EXERCISE GOAL
Reproduce, exactly and in full, only the lines below from the one containing "Output the Python" through the one containing "plt.rcParams['axes.unicode_minus'] = False".

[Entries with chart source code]
▬▬▬▬▬▬▬▬▬▬

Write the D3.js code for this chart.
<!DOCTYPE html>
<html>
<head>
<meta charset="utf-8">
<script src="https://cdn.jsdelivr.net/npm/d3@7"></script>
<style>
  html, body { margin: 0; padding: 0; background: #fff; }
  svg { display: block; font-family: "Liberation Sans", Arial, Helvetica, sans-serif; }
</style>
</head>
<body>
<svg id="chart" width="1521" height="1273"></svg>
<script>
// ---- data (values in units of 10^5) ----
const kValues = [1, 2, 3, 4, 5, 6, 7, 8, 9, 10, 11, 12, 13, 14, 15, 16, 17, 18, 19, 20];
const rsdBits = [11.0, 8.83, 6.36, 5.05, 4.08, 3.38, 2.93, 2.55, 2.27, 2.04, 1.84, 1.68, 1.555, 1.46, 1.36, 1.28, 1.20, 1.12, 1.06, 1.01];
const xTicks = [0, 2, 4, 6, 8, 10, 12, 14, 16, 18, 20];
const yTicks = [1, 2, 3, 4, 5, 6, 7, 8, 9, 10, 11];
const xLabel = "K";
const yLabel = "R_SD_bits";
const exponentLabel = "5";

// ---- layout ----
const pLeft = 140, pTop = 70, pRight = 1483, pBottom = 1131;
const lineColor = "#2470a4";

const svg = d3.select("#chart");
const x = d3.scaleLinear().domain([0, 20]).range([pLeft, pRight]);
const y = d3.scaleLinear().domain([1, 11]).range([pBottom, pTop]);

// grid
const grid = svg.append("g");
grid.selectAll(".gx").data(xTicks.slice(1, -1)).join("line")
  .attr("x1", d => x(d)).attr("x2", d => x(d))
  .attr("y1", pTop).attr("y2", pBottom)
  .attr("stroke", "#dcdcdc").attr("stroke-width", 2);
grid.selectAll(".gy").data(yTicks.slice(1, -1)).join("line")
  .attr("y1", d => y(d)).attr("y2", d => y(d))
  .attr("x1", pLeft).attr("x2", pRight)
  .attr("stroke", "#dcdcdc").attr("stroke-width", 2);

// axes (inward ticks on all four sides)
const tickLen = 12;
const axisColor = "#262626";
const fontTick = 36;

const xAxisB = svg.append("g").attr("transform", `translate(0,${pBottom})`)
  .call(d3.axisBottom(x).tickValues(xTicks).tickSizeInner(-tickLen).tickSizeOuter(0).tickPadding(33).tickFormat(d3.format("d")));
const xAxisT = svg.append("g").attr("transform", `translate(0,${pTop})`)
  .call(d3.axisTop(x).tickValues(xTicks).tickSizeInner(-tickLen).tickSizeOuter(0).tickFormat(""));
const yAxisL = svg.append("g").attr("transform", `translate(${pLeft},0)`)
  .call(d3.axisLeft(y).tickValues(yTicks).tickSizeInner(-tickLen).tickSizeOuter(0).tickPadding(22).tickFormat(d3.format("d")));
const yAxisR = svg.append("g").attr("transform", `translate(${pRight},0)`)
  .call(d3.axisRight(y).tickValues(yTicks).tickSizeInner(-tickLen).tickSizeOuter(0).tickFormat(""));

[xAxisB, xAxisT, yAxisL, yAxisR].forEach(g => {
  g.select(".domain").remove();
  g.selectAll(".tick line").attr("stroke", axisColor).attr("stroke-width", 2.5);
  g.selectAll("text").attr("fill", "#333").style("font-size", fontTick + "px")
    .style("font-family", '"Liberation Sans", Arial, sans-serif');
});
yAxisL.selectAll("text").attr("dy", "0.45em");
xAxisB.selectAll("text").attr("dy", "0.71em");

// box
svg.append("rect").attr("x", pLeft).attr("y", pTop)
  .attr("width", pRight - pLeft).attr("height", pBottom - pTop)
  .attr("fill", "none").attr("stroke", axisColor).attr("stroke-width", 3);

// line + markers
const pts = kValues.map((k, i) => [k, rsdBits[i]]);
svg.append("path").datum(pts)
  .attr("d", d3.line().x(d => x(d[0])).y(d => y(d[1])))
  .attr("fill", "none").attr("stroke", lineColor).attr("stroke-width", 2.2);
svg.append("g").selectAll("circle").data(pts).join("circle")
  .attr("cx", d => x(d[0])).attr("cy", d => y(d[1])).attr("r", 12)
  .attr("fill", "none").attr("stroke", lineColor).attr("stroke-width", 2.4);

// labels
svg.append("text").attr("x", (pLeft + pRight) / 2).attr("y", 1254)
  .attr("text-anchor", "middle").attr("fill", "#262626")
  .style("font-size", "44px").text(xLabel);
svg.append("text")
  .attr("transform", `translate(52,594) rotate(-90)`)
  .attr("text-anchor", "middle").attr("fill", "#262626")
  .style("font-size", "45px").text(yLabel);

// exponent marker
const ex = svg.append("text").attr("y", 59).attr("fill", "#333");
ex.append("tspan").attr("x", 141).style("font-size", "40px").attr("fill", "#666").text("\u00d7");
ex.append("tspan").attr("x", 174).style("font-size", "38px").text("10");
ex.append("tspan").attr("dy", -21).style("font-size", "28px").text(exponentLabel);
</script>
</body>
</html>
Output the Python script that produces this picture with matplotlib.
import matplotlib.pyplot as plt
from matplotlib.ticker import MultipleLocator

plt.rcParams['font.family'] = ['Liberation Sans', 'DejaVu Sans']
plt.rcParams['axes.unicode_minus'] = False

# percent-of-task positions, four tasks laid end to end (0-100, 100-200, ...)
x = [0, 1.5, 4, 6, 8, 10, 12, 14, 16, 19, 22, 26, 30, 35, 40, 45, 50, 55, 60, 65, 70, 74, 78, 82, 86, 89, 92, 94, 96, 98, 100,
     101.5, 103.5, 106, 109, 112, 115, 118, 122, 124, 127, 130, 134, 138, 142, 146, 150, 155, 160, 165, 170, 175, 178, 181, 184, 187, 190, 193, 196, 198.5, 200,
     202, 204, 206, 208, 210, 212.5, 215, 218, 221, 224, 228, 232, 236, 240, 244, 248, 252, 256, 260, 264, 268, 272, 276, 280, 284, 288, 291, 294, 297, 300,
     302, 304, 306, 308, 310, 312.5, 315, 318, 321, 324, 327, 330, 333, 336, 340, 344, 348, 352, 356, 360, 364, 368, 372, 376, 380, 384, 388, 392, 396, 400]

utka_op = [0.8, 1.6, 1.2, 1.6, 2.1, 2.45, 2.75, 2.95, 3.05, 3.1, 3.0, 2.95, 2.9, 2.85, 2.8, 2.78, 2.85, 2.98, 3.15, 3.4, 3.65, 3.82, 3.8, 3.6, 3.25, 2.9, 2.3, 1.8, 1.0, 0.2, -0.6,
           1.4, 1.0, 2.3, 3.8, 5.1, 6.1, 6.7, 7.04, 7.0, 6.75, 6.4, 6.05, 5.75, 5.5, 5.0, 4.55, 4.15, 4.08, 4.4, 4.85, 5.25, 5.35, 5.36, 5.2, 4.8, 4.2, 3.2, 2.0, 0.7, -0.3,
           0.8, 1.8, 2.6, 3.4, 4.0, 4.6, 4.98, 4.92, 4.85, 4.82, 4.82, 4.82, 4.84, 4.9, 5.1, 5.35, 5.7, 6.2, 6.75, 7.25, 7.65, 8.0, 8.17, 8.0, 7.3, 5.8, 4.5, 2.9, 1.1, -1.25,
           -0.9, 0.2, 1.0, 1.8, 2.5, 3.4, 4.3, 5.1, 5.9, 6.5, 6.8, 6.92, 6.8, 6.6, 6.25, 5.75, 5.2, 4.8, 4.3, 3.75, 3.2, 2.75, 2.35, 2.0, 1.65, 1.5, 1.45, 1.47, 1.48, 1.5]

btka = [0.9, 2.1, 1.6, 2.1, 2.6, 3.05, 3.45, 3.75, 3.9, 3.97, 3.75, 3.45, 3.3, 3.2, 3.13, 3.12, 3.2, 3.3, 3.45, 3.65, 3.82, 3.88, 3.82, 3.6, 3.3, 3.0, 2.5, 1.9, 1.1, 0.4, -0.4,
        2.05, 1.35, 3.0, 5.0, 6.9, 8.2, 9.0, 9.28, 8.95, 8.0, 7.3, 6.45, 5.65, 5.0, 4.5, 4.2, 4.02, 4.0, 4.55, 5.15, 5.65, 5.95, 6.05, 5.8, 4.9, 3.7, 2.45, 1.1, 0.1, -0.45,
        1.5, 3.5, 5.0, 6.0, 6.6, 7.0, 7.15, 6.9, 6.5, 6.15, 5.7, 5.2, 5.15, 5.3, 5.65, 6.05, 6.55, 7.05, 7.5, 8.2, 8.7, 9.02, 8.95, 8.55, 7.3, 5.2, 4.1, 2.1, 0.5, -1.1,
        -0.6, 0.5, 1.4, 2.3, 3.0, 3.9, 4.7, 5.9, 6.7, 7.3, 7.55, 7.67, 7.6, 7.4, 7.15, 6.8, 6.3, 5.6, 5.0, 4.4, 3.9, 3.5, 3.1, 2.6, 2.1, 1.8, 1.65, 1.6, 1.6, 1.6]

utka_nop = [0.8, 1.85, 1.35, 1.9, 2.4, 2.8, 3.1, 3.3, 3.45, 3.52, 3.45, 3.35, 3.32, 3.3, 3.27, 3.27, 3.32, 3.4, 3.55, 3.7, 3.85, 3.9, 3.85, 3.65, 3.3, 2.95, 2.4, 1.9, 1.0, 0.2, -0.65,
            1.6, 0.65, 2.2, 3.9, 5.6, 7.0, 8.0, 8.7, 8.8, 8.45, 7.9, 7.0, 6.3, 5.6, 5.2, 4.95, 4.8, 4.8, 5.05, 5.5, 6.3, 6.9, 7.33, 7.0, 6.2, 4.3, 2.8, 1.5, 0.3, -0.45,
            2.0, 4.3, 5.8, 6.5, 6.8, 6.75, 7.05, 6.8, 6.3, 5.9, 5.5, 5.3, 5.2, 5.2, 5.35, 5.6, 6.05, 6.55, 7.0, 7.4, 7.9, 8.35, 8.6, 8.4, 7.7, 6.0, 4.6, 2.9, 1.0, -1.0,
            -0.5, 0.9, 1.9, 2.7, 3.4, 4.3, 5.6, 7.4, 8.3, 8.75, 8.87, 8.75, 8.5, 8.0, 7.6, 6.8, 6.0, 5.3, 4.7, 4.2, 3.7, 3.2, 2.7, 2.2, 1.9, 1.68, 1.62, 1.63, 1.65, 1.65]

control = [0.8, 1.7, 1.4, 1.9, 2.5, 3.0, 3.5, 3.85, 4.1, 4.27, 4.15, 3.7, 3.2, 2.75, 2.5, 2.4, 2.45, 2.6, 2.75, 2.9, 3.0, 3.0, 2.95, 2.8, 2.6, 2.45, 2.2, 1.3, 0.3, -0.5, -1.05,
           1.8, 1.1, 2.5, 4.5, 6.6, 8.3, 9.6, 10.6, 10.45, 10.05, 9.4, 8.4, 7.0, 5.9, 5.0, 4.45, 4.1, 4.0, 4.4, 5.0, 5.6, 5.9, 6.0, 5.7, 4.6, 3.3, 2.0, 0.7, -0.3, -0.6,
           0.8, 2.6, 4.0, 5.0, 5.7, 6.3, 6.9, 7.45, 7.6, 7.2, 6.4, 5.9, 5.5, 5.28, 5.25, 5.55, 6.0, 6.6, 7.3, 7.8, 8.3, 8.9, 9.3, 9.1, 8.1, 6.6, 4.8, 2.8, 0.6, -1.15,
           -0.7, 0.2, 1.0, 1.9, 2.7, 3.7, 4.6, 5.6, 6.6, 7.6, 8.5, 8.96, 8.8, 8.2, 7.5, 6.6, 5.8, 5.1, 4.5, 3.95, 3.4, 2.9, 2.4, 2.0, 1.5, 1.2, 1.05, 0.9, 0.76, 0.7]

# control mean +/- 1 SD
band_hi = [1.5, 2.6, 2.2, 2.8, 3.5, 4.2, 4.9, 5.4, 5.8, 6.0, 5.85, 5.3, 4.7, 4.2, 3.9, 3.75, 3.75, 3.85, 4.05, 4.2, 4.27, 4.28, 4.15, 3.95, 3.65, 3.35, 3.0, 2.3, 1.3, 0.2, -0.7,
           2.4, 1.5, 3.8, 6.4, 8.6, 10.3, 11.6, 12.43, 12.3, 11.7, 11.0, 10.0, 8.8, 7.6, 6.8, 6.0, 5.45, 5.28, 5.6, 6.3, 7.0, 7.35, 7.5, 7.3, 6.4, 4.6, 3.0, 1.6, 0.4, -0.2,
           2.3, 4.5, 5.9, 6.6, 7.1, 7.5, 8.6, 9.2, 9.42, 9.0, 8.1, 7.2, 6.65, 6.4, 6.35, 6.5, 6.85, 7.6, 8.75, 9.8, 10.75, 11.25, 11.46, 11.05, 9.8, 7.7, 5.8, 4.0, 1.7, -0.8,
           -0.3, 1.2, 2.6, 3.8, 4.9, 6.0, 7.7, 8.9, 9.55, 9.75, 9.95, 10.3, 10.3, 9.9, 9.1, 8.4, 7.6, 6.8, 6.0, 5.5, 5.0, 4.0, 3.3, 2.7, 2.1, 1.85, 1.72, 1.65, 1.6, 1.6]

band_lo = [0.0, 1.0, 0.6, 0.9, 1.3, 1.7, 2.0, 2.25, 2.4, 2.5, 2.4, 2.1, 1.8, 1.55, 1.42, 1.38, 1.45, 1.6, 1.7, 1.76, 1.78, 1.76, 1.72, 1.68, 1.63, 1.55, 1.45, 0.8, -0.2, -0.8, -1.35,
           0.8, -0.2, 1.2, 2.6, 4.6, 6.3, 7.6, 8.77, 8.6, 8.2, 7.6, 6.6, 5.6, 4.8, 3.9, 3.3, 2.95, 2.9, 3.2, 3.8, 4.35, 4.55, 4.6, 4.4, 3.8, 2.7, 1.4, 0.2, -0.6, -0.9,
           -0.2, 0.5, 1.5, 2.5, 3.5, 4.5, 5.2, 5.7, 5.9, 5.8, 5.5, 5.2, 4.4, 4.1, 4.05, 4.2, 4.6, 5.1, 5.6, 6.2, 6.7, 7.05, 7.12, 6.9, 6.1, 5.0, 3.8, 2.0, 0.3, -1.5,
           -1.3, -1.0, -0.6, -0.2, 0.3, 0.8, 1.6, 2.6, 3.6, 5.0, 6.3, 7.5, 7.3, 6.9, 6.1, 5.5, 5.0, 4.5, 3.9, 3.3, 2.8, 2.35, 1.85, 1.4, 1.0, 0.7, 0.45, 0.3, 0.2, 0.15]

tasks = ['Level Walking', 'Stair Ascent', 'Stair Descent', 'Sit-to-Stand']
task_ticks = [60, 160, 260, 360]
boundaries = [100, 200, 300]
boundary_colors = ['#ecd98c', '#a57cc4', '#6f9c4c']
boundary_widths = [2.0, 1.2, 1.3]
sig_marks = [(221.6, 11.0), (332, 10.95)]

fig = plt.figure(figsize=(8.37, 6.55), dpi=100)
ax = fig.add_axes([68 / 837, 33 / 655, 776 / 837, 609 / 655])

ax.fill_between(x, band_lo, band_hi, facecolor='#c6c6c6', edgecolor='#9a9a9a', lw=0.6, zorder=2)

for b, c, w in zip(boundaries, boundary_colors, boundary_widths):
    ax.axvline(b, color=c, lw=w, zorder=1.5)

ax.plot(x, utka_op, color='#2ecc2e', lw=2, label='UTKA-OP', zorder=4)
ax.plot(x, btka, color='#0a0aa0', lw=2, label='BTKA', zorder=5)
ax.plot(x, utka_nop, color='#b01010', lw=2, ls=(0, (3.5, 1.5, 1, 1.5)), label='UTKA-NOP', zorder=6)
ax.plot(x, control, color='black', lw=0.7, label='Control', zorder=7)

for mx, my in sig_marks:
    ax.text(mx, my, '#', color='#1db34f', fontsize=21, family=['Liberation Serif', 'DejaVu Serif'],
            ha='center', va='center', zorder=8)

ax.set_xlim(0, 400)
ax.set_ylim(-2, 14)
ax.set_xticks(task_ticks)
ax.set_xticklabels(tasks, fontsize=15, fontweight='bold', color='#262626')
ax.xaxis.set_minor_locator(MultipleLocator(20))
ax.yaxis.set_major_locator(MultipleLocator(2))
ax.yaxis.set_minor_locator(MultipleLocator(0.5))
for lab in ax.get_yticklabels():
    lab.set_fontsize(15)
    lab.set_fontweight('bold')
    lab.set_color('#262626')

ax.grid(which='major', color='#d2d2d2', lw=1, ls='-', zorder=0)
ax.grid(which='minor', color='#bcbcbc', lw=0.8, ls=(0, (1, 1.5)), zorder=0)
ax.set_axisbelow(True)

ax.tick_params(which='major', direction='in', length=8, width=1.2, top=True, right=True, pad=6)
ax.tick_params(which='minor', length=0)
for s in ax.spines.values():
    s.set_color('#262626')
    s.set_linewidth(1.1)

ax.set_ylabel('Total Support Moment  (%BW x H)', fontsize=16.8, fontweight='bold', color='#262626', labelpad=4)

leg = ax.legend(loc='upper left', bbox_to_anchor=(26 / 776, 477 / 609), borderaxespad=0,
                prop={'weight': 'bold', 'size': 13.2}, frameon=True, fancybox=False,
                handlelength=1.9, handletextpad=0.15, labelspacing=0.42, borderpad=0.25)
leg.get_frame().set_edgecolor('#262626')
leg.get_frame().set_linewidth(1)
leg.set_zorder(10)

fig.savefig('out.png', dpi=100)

▬▬▬▬▬▬▬▬▬▬

RESPONSE TO THE EXERCISE
Output the Python script that produces this picture with matplotlib.
import matplotlib.pyplot as plt
from matplotlib.ticker import MultipleLocator

plt.rcParams['font.family'] = ['Liberation Sans', 'DejaVu Sans']
plt.rcParams['axes.unicode_minus'] = False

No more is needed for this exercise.